--- BEGIN ---

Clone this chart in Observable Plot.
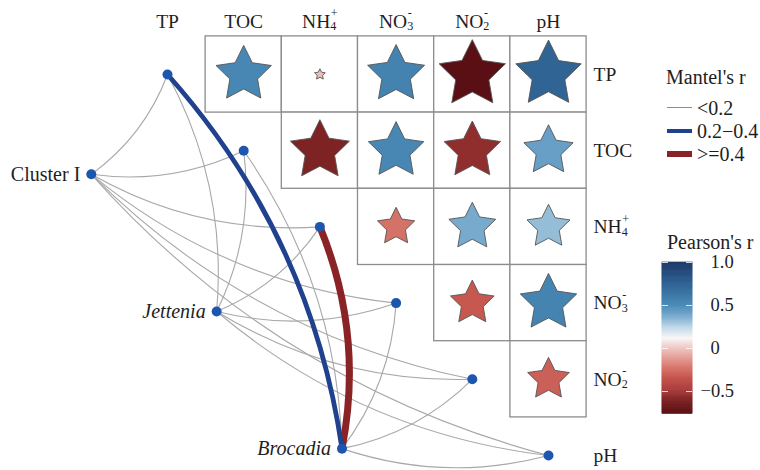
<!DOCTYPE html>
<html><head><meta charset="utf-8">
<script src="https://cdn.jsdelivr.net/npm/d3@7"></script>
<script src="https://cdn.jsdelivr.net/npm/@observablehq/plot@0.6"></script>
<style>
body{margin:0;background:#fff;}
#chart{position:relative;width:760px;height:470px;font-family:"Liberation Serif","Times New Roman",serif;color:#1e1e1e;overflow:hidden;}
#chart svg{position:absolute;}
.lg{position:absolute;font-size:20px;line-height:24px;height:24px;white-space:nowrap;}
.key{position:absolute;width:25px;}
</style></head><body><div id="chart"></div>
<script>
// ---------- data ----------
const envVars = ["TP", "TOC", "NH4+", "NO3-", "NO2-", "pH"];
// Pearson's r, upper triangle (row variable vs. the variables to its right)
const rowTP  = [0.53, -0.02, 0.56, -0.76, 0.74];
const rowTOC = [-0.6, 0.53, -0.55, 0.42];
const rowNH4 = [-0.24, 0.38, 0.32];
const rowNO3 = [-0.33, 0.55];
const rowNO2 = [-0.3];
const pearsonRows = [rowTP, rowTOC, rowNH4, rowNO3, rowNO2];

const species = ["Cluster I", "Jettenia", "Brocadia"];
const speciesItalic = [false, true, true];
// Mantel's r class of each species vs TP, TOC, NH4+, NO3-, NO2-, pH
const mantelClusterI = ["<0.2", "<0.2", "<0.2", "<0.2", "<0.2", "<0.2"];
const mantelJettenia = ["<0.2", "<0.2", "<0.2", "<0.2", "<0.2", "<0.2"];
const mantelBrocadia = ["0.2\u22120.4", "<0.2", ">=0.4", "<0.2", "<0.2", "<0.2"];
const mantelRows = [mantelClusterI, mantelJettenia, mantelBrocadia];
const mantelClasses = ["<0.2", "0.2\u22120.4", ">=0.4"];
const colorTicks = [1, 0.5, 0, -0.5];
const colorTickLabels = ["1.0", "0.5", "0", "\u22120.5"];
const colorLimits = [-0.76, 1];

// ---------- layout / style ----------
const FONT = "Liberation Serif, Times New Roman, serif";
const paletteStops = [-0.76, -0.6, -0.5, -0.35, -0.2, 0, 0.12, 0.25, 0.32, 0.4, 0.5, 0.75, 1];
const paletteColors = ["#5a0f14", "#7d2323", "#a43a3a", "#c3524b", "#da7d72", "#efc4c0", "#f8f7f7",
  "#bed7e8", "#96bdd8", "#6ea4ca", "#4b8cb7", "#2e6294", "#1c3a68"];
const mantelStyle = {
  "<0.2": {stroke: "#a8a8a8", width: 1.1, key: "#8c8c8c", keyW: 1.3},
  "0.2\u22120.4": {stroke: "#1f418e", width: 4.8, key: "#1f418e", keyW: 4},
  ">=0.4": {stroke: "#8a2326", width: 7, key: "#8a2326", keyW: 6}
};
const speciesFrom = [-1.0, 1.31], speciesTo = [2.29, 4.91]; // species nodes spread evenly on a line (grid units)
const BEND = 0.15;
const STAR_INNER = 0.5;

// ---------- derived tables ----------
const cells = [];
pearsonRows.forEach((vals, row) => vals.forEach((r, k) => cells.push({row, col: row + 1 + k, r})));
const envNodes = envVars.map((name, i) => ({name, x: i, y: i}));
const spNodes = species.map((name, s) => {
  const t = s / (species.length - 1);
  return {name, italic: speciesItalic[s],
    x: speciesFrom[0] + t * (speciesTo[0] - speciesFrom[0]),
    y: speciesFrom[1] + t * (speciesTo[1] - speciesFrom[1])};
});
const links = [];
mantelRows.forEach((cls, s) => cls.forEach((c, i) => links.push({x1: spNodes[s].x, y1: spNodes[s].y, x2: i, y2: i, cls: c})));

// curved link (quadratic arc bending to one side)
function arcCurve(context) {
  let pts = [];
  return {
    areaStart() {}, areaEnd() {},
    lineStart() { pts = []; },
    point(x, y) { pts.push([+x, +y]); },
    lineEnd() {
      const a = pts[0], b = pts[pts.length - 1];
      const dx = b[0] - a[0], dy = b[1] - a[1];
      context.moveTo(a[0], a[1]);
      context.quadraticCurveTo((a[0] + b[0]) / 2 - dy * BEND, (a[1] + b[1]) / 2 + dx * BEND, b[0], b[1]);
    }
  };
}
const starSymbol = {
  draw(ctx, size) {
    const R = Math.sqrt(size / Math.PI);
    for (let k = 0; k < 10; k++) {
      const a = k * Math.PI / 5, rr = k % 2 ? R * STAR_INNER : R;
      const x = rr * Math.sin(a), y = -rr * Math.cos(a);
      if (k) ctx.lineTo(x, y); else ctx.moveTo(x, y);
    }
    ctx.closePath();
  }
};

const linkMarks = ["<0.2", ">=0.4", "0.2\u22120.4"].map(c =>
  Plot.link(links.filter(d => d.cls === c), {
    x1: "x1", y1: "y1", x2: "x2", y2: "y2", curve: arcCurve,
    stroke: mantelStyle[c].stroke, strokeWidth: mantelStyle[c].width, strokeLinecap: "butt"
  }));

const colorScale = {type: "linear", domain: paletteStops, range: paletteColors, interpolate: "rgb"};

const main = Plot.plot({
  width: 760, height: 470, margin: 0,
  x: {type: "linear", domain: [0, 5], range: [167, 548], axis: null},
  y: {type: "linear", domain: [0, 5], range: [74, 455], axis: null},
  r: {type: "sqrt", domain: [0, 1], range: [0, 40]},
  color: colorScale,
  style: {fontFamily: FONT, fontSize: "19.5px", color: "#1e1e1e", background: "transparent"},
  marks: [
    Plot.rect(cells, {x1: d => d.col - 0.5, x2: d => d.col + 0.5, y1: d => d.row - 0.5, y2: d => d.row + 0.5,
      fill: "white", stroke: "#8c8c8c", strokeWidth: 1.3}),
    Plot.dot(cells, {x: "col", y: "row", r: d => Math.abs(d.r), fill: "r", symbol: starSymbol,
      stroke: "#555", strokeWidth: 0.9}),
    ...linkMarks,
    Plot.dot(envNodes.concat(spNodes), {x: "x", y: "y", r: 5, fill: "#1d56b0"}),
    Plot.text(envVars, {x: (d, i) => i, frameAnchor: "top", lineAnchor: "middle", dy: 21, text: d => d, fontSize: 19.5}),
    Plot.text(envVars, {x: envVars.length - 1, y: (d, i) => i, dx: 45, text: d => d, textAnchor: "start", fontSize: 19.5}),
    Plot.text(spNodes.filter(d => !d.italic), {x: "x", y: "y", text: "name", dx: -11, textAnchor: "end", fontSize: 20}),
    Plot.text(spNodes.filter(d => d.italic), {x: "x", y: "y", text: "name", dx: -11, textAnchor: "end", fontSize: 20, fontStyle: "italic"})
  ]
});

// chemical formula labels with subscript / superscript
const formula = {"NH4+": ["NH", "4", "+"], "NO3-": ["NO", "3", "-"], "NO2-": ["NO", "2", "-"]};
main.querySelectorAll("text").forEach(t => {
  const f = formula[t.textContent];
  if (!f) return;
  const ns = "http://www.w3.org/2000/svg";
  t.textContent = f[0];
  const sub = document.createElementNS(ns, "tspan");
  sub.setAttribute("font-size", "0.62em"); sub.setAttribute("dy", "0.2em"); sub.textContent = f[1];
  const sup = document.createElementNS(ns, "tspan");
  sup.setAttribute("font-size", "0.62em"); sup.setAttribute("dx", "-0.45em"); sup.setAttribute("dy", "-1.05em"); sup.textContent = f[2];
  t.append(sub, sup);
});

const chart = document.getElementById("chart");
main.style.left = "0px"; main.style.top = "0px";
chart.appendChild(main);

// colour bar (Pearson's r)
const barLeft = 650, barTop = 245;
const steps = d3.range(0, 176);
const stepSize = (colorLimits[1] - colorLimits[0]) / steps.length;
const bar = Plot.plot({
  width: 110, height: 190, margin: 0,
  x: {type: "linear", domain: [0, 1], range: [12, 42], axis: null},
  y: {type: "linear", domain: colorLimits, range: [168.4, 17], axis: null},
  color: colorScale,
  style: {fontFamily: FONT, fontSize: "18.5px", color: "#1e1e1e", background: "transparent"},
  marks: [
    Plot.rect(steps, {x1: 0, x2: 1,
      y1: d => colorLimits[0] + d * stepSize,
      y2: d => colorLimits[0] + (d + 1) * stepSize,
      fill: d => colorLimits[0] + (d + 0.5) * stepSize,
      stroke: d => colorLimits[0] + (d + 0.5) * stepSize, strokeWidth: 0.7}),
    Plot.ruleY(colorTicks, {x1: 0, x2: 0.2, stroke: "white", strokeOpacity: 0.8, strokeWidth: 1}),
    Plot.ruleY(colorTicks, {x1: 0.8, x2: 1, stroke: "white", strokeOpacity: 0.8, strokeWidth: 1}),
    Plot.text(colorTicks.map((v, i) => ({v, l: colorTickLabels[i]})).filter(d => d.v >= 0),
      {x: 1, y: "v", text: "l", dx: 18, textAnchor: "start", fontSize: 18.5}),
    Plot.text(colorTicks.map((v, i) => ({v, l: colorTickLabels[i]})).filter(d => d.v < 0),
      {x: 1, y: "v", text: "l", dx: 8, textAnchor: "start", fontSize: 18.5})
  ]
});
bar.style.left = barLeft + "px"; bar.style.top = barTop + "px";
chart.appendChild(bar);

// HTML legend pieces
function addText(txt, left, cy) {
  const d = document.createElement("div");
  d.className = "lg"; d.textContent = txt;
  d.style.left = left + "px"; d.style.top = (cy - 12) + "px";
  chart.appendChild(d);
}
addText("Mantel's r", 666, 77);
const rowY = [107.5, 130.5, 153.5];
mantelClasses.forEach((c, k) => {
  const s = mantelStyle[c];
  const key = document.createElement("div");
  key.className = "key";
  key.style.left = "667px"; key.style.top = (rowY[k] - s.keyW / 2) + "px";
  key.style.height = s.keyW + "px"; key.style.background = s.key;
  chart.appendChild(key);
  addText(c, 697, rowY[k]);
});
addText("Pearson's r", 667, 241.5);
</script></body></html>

--- END ---

Print, exactly as written, the lines above from the first one to the one containing "const pearsonRows = [rowTP, rowTOC, rowNH4, rowNO3, rowNO2];". Leave out pictures.

Clone this chart in Observable Plot.
<!DOCTYPE html>
<html><head><meta charset="utf-8">
<script src="https://cdn.jsdelivr.net/npm/d3@7"></script>
<script src="https://cdn.jsdelivr.net/npm/@observablehq/plot@0.6"></script>
<style>
body{margin:0;background:#fff;}
#chart{position:relative;width:760px;height:470px;font-family:"Liberation Serif","Times New Roman",serif;color:#1e1e1e;overflow:hidden;}
#chart svg{position:absolute;}
.lg{position:absolute;font-size:20px;line-height:24px;height:24px;white-space:nowrap;}
.key{position:absolute;width:25px;}
</style></head><body><div id="chart"></div>
<script>
// ---------- data ----------
const envVars = ["TP", "TOC", "NH4+", "NO3-", "NO2-", "pH"];
// Pearson's r, upper triangle (row variable vs. the variables to its right)
const rowTP  = [0.53, -0.02, 0.56, -0.76, 0.74];
const rowTOC = [-0.6, 0.53, -0.55, 0.42];
const rowNH4 = [-0.24, 0.38, 0.32];
const rowNO3 = [-0.33, 0.55];
const rowNO2 = [-0.3];
const pearsonRows = [rowTP, rowTOC, rowNH4, rowNO3, rowNO2];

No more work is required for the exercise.